Sunday, February 12, 2012

Hot Read from a Cold War

East German Authorities Guard Control Point At Potsdamer Platz, 1961
From the National Archives (Special Media Archives Services Division, College Park, MD)

The Spy Who Came in from the Cold by John Le Carré 
New York: Pocket Books, [2001], c1963.
x, 212 p. ; 21 cm.

I recently saw the critically praised  movie Tinker, Tailor, Soldier, Spy and decided that I had to read a book by John Le Carré.  I've wanted to read Le Carré for a while.  I really enjoyed another film based on his more recent work - The Constant Gardner - and interviews I'd seen of him on Democracy Now! 

I wasn't disappointed in the Spy Who Came in From the Cold, but - like the confusing plot of Tinker, Tailor, Soldier, Spy - you have to give the novel a lot of attention.  The plot is a twisting confusion of agents, double-agents, intrigue and lethal spycraft.   

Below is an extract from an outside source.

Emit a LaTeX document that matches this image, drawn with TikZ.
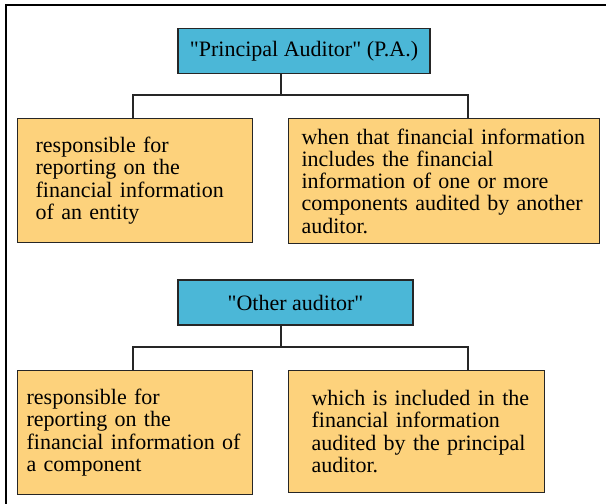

What brings this novel above the level of a simple spy thriller is its crisp writing and its philosophical musings on the ethical motives and justifications raised by covert actions.  Le Carré offers no easy answers, but invites his readers - once they have figured out just what happened and have caught their breaths - to wrestle with the moral dilemmas raised in the novel.